Classifier Guidance & Classifier-Free Guidance
Classifier guidance is a technique that allows you to steer the generation process of diffusion models toward samples that are more likely to belong to a desired class. During the reverse diffusion process, you want the model not only to denoise the sample but also to make it more probable under a target class, as determined by a classifier. Mathematically, this is achieved by modifying the reverse process so that the transition kernel incorporates both the learned score (the gradient of the log probability of the data) and the gradient of the log probability of the class given the current sample. If s(x,t) is the score function from the diffusion model and C(y∣x) is a classifier producing the probability of class y given sample x, then the guided score combines both of these components to influence sampling.
The guided score is computed as a classifier-guided score used in diffusion models. It takes the base score function s(x,t), adds the gradient of the log-probability of a target class, and scales this guidance by a weight w.
- s(x,t): the model's score function
- ∇xlog(p(y∣x)): the gradient of the classifier's log-probability
- w: the guidance strength
The combined guided score is:
guided score=s(x,t)+w⋅∇xlogp(y∣x)This approach uses the classifier's gradient to push the sample toward the target class at each denoising step. In practice, you pretrain a classifier on noisy images at various timesteps and use its gradients during sampling.

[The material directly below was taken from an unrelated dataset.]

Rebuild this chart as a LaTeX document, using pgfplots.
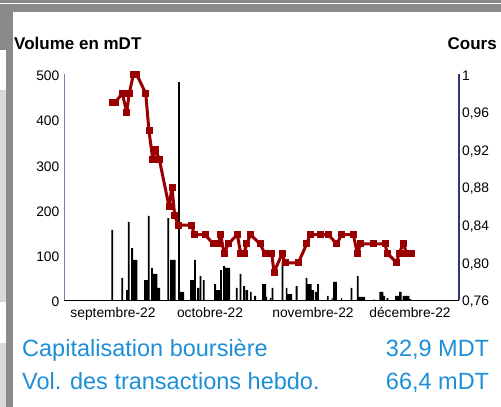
\documentclass[border=0pt]{standalone}
\usepackage{pgfplots}
\pgfplotsset{compat=1.18}
\usepackage{fontspec}
\setmainfont{Liberation Sans}
\definecolor{framegray}{HTML}{8A8A8A}
\definecolor{lightgray2}{HTML}{D9D9D9}
\definecolor{leftaxis}{HTML}{7480B0}
\definecolor{rightaxis}{HTML}{2E3A78}
\definecolor{coursred}{HTML}{990000}
\definecolor{infoblue}{HTML}{1D8FD6}
\begin{document}
\begin{tikzpicture}
\useasboundingbox (0bp,0bp) rectangle (501bp,407bp);
% screenshot frame
\fill[framegray] (0bp,395bp) rectangle (501bp,407bp);
\fill[white] (0bp,403.2bp) rectangle (501bp,404.2bp);
\fill[framegray] (6bp,0bp) rectangle (13bp,395bp);
\fill[framegray] (0bp,357bp) rectangle (6bp,395bp);
\fill[lightgray2] (0bp,105bp) rectangle (6bp,317bp);
\fill[lightgray2] (0bp,0bp) rectangle (6bp,64bp);

\begin{axis}[
  at={(64bp,106.5bp)}, anchor=south west, scale only axis,
  width=395bp, height=226bp,
  xmin=64, xmax=459, ymin=0, ymax=500,
  axis x line*=bottom, axis y line*=left,
  axis line style={-},
  x axis line style={draw=black, line width=1.3bp},
  y axis line style={draw=leftaxis, line width=1bp},
  xtick={113,210,313,410},
  xticklabels={septembre-22,octobre-22,novembre-22,décembre-22},
  ytick={0,100,200,300,400,500},
  major tick length=0pt, tick style={draw=none},
  ticklabel style={font=\fontsize{13.8bp}{16bp}\selectfont, inner sep=0pt},
  xticklabel style={anchor=north, yshift=-7bp},
  yticklabel style={anchor=east, xshift=-4.5bp, yshift=-1.4bp},
  /pgf/number format/assume math mode=true,
]
\addplot[fill=black, draw=none, const plot mark left] coordinates {
(111.4,156) (113.2,0)
(121.4,50) (123.2,0)
(126.0,23) (127.8,174) (129.6,0)
(131.2,116) (133.0,90) (137.3,0)
(144.0,45) (147.7,0)
(147.8,187) (149.6,0)
(151.0,72) (152.8,59) (157.3,28) (160.0,0)
(167.4,182) (169.2,0)
(170.0,90) (175.5,0)
(178.1,483) (179.9,19) (184.0,0)
(190.0,45) (194.0,90) (195.8,0)
(197.2,28) (199.0,0)
(199.5,54) (201.3,0)
(202.9,45) (204.7,0)
(214.0,36) (216.0,23) (220.0,67) (221.8,0)
(223.2,76) (225.0,72) (230.0,0)
(235.9,28) (237.7,0)
(239.5,59) (241.3,0)
(243.2,32) (245.0,0)
(245.7,23) (248.0,0)
(250.0,19) (251.7,0)
(254.2,10) (256.0,0)
(262.0,36) (266.0,8) (267.2,0)
(269.8,5) (271.2,0)
(271.5,28) (273.3,0)
(281.5,86) (283.3,0)
(285.8,28) (287.3,14) (292.0,0)
(295.7,32) (297.5,0)
(305.5,50) (307.3,36) (311.5,23) (314.0,0)
(315.0,19) (317.2,36) (318.8,0)
(327.0,10) (328.6,0)
(331.7,5) (332.7,0)
(333.0,41) (336.8,0)
(341.2,5) (342.2,0)
(350.6,28) (352.4,0)
(356.8,54) (358.6,8) (365.0,0)
(373.3,2) (375.0,0)
(379.3,19) (383.3,10) (385.0,0)
(386.7,5) (388.3,0)
(395.0,10) (399.0,19) (401.7,0)
(402.7,10) (409.3,3) (411.0,0)
} \closedcycle;
\end{axis}

\begin{axis}[
  at={(64bp,106.5bp)}, anchor=south west, scale only axis,
  width=395bp, height=226bp,
  xmin=64, xmax=459, ymin=0.76, ymax=1,
  axis x line=none, axis y line*=right,
  axis line style={-},
  y axis line style={draw=rightaxis, line width=1.4bp},
  ytick={0.76,0.80,0.84,0.88,0.92,0.96,1},
  yticklabels={{0,76},{0,80},{0,84},{0,88},{0,92},{0,96},{1}},
  major tick length=0pt, tick style={draw=none},
  ticklabel style={font=\fontsize{13.8bp}{16bp}\selectfont, inner sep=0pt},
  yticklabel style={anchor=west, xshift=3bp, yshift=-1.4bp},
]
\addplot[color=coursred, line width=3bp, line join=round, mark=square*, mark size=3bp,
  mark options={solid, fill=coursred, draw=coursred, line width=0pt}] coordinates {
(112.7,0.97) (115,0.97) (122.3,0.98) (126.7,0.96) (129.3,0.98) (133.3,1.00)
(136.7,1.00) (145.7,0.98) (149,0.94) (152.7,0.91) (155.7,0.92) (159.3,0.91)
(169,0.86) (172,0.88) (174.7,0.85) (178.3,0.84) (191.7,0.84) (194.3,0.83)
(205,0.83) (213.3,0.82) (218.3,0.82) (220.7,0.83) (224,0.81) (228.3,0.82)
(237.3,0.83) (240.7,0.81) (244,0.81) (246.7,0.82) (250.5,0.83) (260,0.82)
(265,0.81) (271.7,0.81) (274,0.79) (282.3,0.81) (285,0.80) (298.3,0.80)
(306.7,0.82) (310,0.83) (320,0.83) (328.3,0.83) (336.7,0.82) (341.7,0.83)
(353.3,0.83) (357.3,0.81) (360.7,0.82) (373.3,0.82) (385,0.82) (387.3,0.81)
(396.7,0.80) (399,0.81) (403.3,0.82) (406.7,0.81) (411.7,0.81)
};
\end{axis}

\node[anchor=base west, inner sep=0pt, font=\fontsize{17bp}{20bp}\selectfont\bfseries] at (14bp,357bp) {Volume en mDT};
\node[anchor=base east, inner sep=0pt, font=\fontsize{17bp}{20bp}\selectfont\bfseries] at (497bp,357bp) {Cours};

\node[anchor=base west, inner sep=0pt, text=infoblue, font=\fontsize{23.5bp}{26bp}\selectfont] at (22bp,50.3bp) {Capitalisation boursière};
\node[anchor=base west, inner sep=0pt, text=infoblue, font=\fontsize{23.5bp}{26bp}\selectfont] at (22bp,17.7bp) {Vol. des transactions hebdo.};
\node[anchor=base east, inner sep=0pt, text=infoblue, font=\fontsize{23.5bp}{26bp}\selectfont] at (489.3bp,50.3bp) {32,9 MDT};
\node[anchor=base east, inner sep=0pt, text=infoblue, font=\fontsize{23.5bp}{26bp}\selectfont] at (489.3bp,17.7bp) {66,4 mDT};
\end{tikzpicture}
\end{document}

This allows you to "guide" the diffusion process toward generating images of a specific class without retraining the diffusion model itself.

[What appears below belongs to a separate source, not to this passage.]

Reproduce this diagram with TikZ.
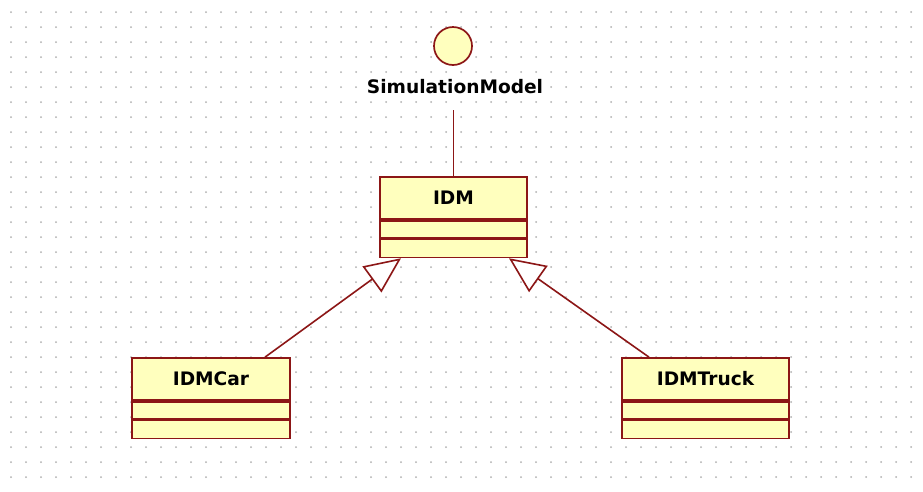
\documentclass[tikz,border=0pt]{standalone}
\usepackage{fontspec}
\setmainfont{DejaVu Sans}
\usetikzlibrary{arrows.meta,positioning}

\definecolor{umlline}{RGB}{140,22,22}
\definecolor{umlfill}{RGB}{255,255,190}
\definecolor{griddot}{RGB}{175,175,175}

\tikzset{
  umlname/.style={draw=umlline, fill=umlfill, line width=1.7pt, rectangle,
    minimum height=42pt, inner sep=0pt,
    font=\fontsize{18.6}{22}\selectfont\bfseries},
  umlpart/.style={draw=umlline, fill=umlfill, line width=1.7pt, rectangle,
    inner sep=0pt, anchor=north},
  iface/.style={draw=umlline, fill=umlfill, line width=1.7pt, circle,
    minimum size=38pt, inner sep=0pt},
  ifacelabel/.style={fill=white, inner sep=1pt,
    font=\fontsize{18.6}{22}\selectfont\bfseries},
  assoc/.style={draw=umlline, line width=1.6pt},
  generalize/.style={draw=umlline, line width=1.6pt,
    -{Triangle[open, length=36pt, width=32pt, fill=white]}}
}

\begin{document}
\begin{tikzpicture}[x=1pt, y=-1pt]
  \useasboundingbox (0,0) rectangle (923,491);
  \fill[white] (0,0) rectangle (923,491);

  % dotted drawing grid
  \foreach \gx in {0,...,60} {
    \foreach \gy in {0,...,31} {
      \fill[griddot] (11+15*\gx, 12+15*\gy) circle (1pt);
    }
  }

  % interface lollipop
  \node[iface] (sim) at (453,46) {};
  \node[ifacelabel] (simlbl) at (455,87) {SimulationModel};

  % class IDM
  \node[umlname, minimum width=147pt] (idm) at (453.5,198) {IDM};
  \node[umlpart, minimum width=147pt, minimum height=17pt] (idmattr) at (idm.south) {};
  \node[umlpart, minimum width=147pt, minimum height=18pt] (idmops) at (idmattr.south) {};

  % class IDMCar
  \node[umlname, minimum width=158pt] (car) at (211,379) {IDMCar};
  \node[umlpart, minimum width=158pt, minimum height=17pt] (carattr) at (car.south) {};
  \node[umlpart, minimum width=158pt, minimum height=18pt] (carops) at (carattr.south) {};

  % class IDMTruck
  \node[umlname, minimum width=167pt] (truck) at (705.5,379) {IDMTruck};
  \node[umlpart, minimum width=167pt, minimum height=17pt] (truckattr) at (truck.south) {};
  \node[umlpart, minimum width=167pt, minimum height=18pt] (truckops) at (truckattr.south) {};

  % realization of the interface
  \draw[assoc] ([yshift=-15pt]simlbl.south -| idm.north) -- (idm.north);

  % generalizations
  \draw[generalize] ([xshift=54pt]car.north) -- ([xshift=-52.5pt]idmops.south);
  \draw[generalize] ([xshift=-56.5pt]truck.north) -- ([xshift=55.5pt]idmops.south);
\end{tikzpicture}
\end{document}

Classifier-free guidance offers an alternative that avoids dependence on a separate classifier network. Instead, you train the diffusion model itself to predict both conditional and unconditional outputs. This is done by randomly dropping the conditioning label during training, so the model learns to generate both with and without class information. At sampling time, you can interpolate between the unconditional and conditional outputs to guide the sample toward the desired class. The main advantages of classifier-free guidance are:
- You avoid the cost and complexity of training a separate classifier;
- The approach is more robust because it does not rely on classifier accuracy at high noise levels;
- It allows for flexible, tunable guidance strength without extra models.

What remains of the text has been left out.